Instructions to follow: All of the data should be output character for character, except the pictures.

┌────────

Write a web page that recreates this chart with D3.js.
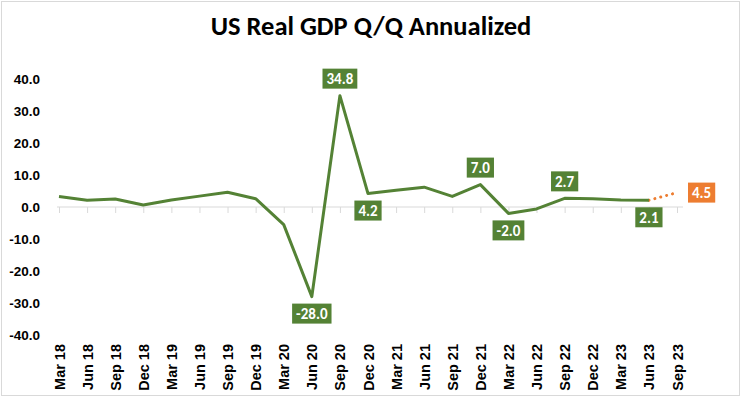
<!DOCTYPE html>
<html>
<head>
<meta charset="utf-8">
<script src="https://cdn.jsdelivr.net/npm/d3@7"></script>
<style>
  body { margin: 0; background: #fff; }
  svg { display: block; font-family: Carlito, Lato, "Open Sans", sans-serif; }
</style>
</head>
<body>
<svg id="chart" width="741" height="398"></svg>
<script>
// quarters on the category axis
var quarters = ["Mar 18", "Jun 18", "Sep 18", "Dec 18", "Mar 19", "Jun 19", "Sep 19", "Dec 19",
    "Mar 20", "Jun 20", "Sep 20", "Dec 20", "Mar 21", "Jun 21", "Sep 21", "Dec 21",
    "Mar 22", "Jun 22", "Sep 22", "Dec 22", "Mar 23", "Jun 23", "Sep 23"];

// reported growth, % annualized (Mar 18 .. Jun 23)
var gdpValues = [3.3, 2.1, 2.5, 0.6, 2.2, 3.4, 4.6, 2.6, -5.5, -28.0, 34.8, 4.2,
    5.2, 6.2, 3.3, 7.0, -2.0, -0.6, 2.7, 2.6, 2.2, 2.1];

// latest estimate (dotted)
var estimateQuarters = ["Jun 23", "Sep 23"];
var estimateValues = [2.1, 4.5];

var yTicks = [-40, -30, -20, -10, 0, 10, 20, 30, 40];

// which points carry a label
var labeledQuarters = ["Jun 20", "Sep 20", "Dec 20", "Dec 21", "Mar 22", "Sep 22", "Jun 23"];
var labelSide = { "Jun 20": "below", "Sep 20": "above", "Dec 20": "below", "Dec 21": "above",
    "Mar 22": "below", "Sep 22": "above", "Jun 23": "below" };

var green = "#548235", orange = "#ED7D31";

// plain hyphen for negatives, like the spreadsheet
var fmt = d3.formatLocale({ decimal: ".", thousands: ",", grouping: [3], currency: ["$", ""], minus: "-" })
    .format(".1f");

var svg = d3.select("#chart");

// chart area border
svg.append("rect")
    .attr("x", 1.5).attr("y", 1.5)
    .attr("width", 738).attr("height", 394)
    .attr("fill", "none")
    .attr("stroke", "#d9d9d9");

svg.append("text")
    .attr("x", 371).attr("y", 35)
    .attr("text-anchor", "middle")
    .style("font-size", "26.5px")
    .style("font-weight", "bold")
    .text("US Real GDP Q/Q Annualized");

var x = d3.scalePoint().domain(quarters).range([59, 677]);
var y = d3.scaleLinear().domain([-40, 40]).range([335, 79]);

var gdpData = gdpValues.map(function(v, i) { return { q: quarters[i], value: v }; });
var estData = estimateValues.map(function(v, i) { return { q: estimateQuarters[i], value: v }; });

// y axis
var yAxis = svg.append("g")
    .attr("transform", "translate(43,0)")
    .call(d3.axisLeft(y).tickValues(yTicks).tickFormat(fmt).tickSize(0));
yAxis.select(".domain").remove();
yAxis.selectAll("text")
    .style("font-size", "13.5px")
    .style("font-weight", "bold")
    .attr("fill", "#000");

// x axis at zero
var xAxis = svg.append("g")
    .attr("transform", "translate(0," + y(0) + ")")
    .call(d3.axisBottom(x).tickSize(6).tickFormat(""));
xAxis.select(".domain").remove();
xAxis.selectAll(".tick line").attr("stroke", "#d9d9d9");
xAxis.append("line")
    .attr("x1", x(quarters[0]) - 2)
    .attr("x2", x(quarters[quarters.length - 1]) + 6)
    .attr("stroke", "#d9d9d9");

// category labels at the bottom
var xLabels = svg.append("g")
    .attr("transform", "translate(0,344)")
    .call(d3.axisBottom(x).tickSize(0));
xLabels.select(".domain").remove();
xLabels.selectAll("text")
    .attr("transform", "rotate(-90)")
    .attr("x", 0).attr("y", 0).attr("dy", "0.35em")
    .style("text-anchor", "end")
    .style("font-size", "14.5px")
    .style("font-weight", "bold")
    .attr("fill", "#000");

var line = d3.line()
    .x(function(d) { return x(d.q); })
    .y(function(d) { return y(d.value); });

svg.append("path")
    .datum(estData)
    .attr("d", line)
    .attr("fill", "none")
    .attr("stroke", orange)
    .attr("stroke-width", 3)
    .attr("stroke-linecap", "round")
    .attr("stroke-dasharray", "0.1 6");

svg.append("path")
    .datum(gdpData)
    .attr("d", line)
    .attr("fill", "none")
    .attr("stroke", green)
    .attr("stroke-width", 3)
    .attr("stroke-linejoin", "round");

// data labels
function addLabel(px, py, txt, fill, anchor) {
    var g = svg.append("g");
    var t = g.append("text")
        .attr("fill", "#fff")
        .style("font-size", "15px")
        .style("font-weight", "bold")
        .attr("text-anchor", "middle")
        .attr("dy", "0.35em")
        .text(txt);
    var w = t.node().getComputedTextLength() + 8, h = 20;
    var cx = px, cy = py;
    if (anchor === "above") cy = py - 7 - h / 2;
    if (anchor === "below") cy = py + 7 + h / 2;
    if (anchor === "right") cx = px + 11 + w / 2;
    g.insert("rect", "text")
        .attr("x", cx - w / 2).attr("y", cy - h / 2)
        .attr("width", w).attr("height", h)
        .attr("fill", fill);
    t.attr("x", cx).attr("y", cy);
}

gdpData.filter(function(d) { return labeledQuarters.indexOf(d.q) >= 0; })
    .forEach(function(d) {
        addLabel(x(d.q), y(d.value), fmt(d.value), green, labelSide[d.q]);
    });

var last = estData[estData.length - 1];
addLabel(x(last.q), y(last.value), fmt(last.value), orange, "right");
</script>
</body>
</html>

└────────

Final result:
Write a web page that recreates this chart with D3.js.
<!DOCTYPE html>
<html>
<head>
<meta charset="utf-8">
<script src="https://cdn.jsdelivr.net/npm/d3@7"></script>
<style>
  body { margin: 0; background: #fff; }
  svg { display: block; font-family: Carlito, Lato, "Open Sans", sans-serif; }
</style>
</head>
<body>
<svg id="chart" width="741" height="398"></svg>
<script>
// quarters on the category axis
var quarters = ["Mar 18", "Jun 18", "Sep 18", "Dec 18", "Mar 19", "Jun 19", "Sep 19", "Dec 19",
    "Mar 20", "Jun 20", "Sep 20", "Dec 20", "Mar 21", "Jun 21", "Sep 21", "Dec 21",
    "Mar 22", "Jun 22", "Sep 22", "Dec 22", "Mar 23", "Jun 23", "Sep 23"];

// reported growth, % annualized (Mar 18 .. Jun 23)
var gdpValues = [3.3, 2.1, 2.5, 0.6, 2.2, 3.4, 4.6, 2.6, -5.5, -28.0, 34.8, 4.2,
    5.2, 6.2, 3.3, 7.0, -2.0, -0.6, 2.7, 2.6, 2.2, 2.1];

// latest estimate (dotted)
var estimateQuarters = ["Jun 23", "Sep 23"];
var estimateValues = [2.1, 4.5];

var yTicks = [-40, -30, -20, -10, 0, 10, 20, 30, 40];

// which points carry a label
var labeledQuarters = ["Jun 20", "Sep 20", "Dec 20", "Dec 21", "Mar 22", "Sep 22", "Jun 23"];
var labelSide = { "Jun 20": "below", "Sep 20": "above", "Dec 20": "below", "Dec 21": "above",
    "Mar 22": "below", "Sep 22": "above", "Jun 23": "below" };

var green = "#548235", orange = "#ED7D31";

// plain hyphen for negatives, like the spreadsheet
var fmt = d3.formatLocale({ decimal: ".", thousands: ",", grouping: [3], currency: ["$", ""], minus: "-" })
    .format(".1f");

var svg = d3.select("#chart");

// chart area border
svg.append("rect")
    .attr("x", 1.5).attr("y", 1.5)
    .attr("width", 738).attr("height", 394)
    .attr("fill", "none")
    .attr("stroke", "#d9d9d9");

svg.append("text")
    .attr("x", 371).attr("y", 35)
    .attr("text-anchor", "middle")
    .style("font-size", "26.5px")
    .style("font-weight", "bold")
    .text("US Real GDP Q/Q Annualized");

var x = d3.scalePoint().domain(quarters).range([59, 677]);
var y = d3.scaleLinear().domain([-40, 40]).range([335, 79]);

var gdpData = gdpValues.map(function(v, i) { return { q: quarters[i], value: v }; });
var estData = estimateValues.map(function(v, i) { return { q: estimateQuarters[i], value: v }; });

// y axis
var yAxis = svg.append("g")
    .attr("transform", "translate(43,0)")
    .call(d3.axisLeft(y).tickValues(yTicks).tickFormat(fmt).tickSize(0));
yAxis.select(".domain").remove();
yAxis.selectAll("text")
    .style("font-size", "13.5px")
    .style("font-weight", "bold")
    .attr("fill", "#000");

// x axis at zero
var xAxis = svg.append("g")
    .attr("transform", "translate(0," + y(0) + ")")
    .call(d3.axisBottom(x).tickSize(6).tickFormat(""));
xAxis.select(".domain").remove();
xAxis.selectAll(".tick line").attr("stroke", "#d9d9d9");
xAxis.append("line")
    .attr("x1", x(quarters[0]) - 2)
    .attr("x2", x(quarters[quarters.length - 1]) + 6)
    .attr("stroke", "#d9d9d9");

// category labels at the bottom
var xLabels = svg.append("g")
    .attr("transform", "translate(0,344)")
    .call(d3.axisBottom(x).tickSize(0));
xLabels.select(".domain").remove();
xLabels.selectAll("text")
    .attr("transform", "rotate(-90)")
    .attr("x", 0).attr("y", 0).attr("dy", "0.35em")
    .style("text-anchor", "end")
    .style("font-size", "14.5px")
    .style("font-weight", "bold")
    .attr("fill", "#000");

var line = d3.line()
    .x(function(d) { return x(d.q); })
    .y(function(d) { return y(d.value); });

svg.append("path")
    .datum(estData)
    .attr("d", line)
    .attr("fill", "none")
    .attr("stroke", orange)
    .attr("stroke-width", 3)
    .attr("stroke-linecap", "round")
    .attr("stroke-dasharray", "0.1 6");

svg.append("path")
    .datum(gdpData)
    .attr("d", line)
    .attr("fill", "none")
    .attr("stroke", green)
    .attr("stroke-width", 3)
    .attr("stroke-linejoin", "round");

// data labels
function addLabel(px, py, txt, fill, anchor) {
    var g = svg.append("g");
    var t = g.append("text")
        .attr("fill", "#fff")
        .style("font-size", "15px")
        .style("font-weight", "bold")
        .attr("text-anchor", "middle")
        .attr("dy", "0.35em")
        .text(txt);
    var w = t.node().getComputedTextLength() + 8, h = 20;
    var cx = px, cy = py;
    if (anchor === "above") cy = py - 7 - h / 2;
    if (anchor === "below") cy = py + 7 + h / 2;
    if (anchor === "right") cx = px + 11 + w / 2;
    g.insert("rect", "text")
        .attr("x", cx - w / 2).attr("y", cy - h / 2)
        .attr("width", w).attr("height", h)
        .attr("fill", fill);
    t.attr("x", cx).attr("y", cy);
}

gdpData.filter(function(d) { return labeledQuarters.indexOf(d.q) >= 0; })
    .forEach(function(d) {
        addLabel(x(d.q), y(d.value), fmt(d.value), green, labelSide[d.q]);
    });

var last = estData[estData.length - 1];
addLabel(x(last.q), y(last.value), fmt(last.value), orange, "right");
</script>
</body>
</html>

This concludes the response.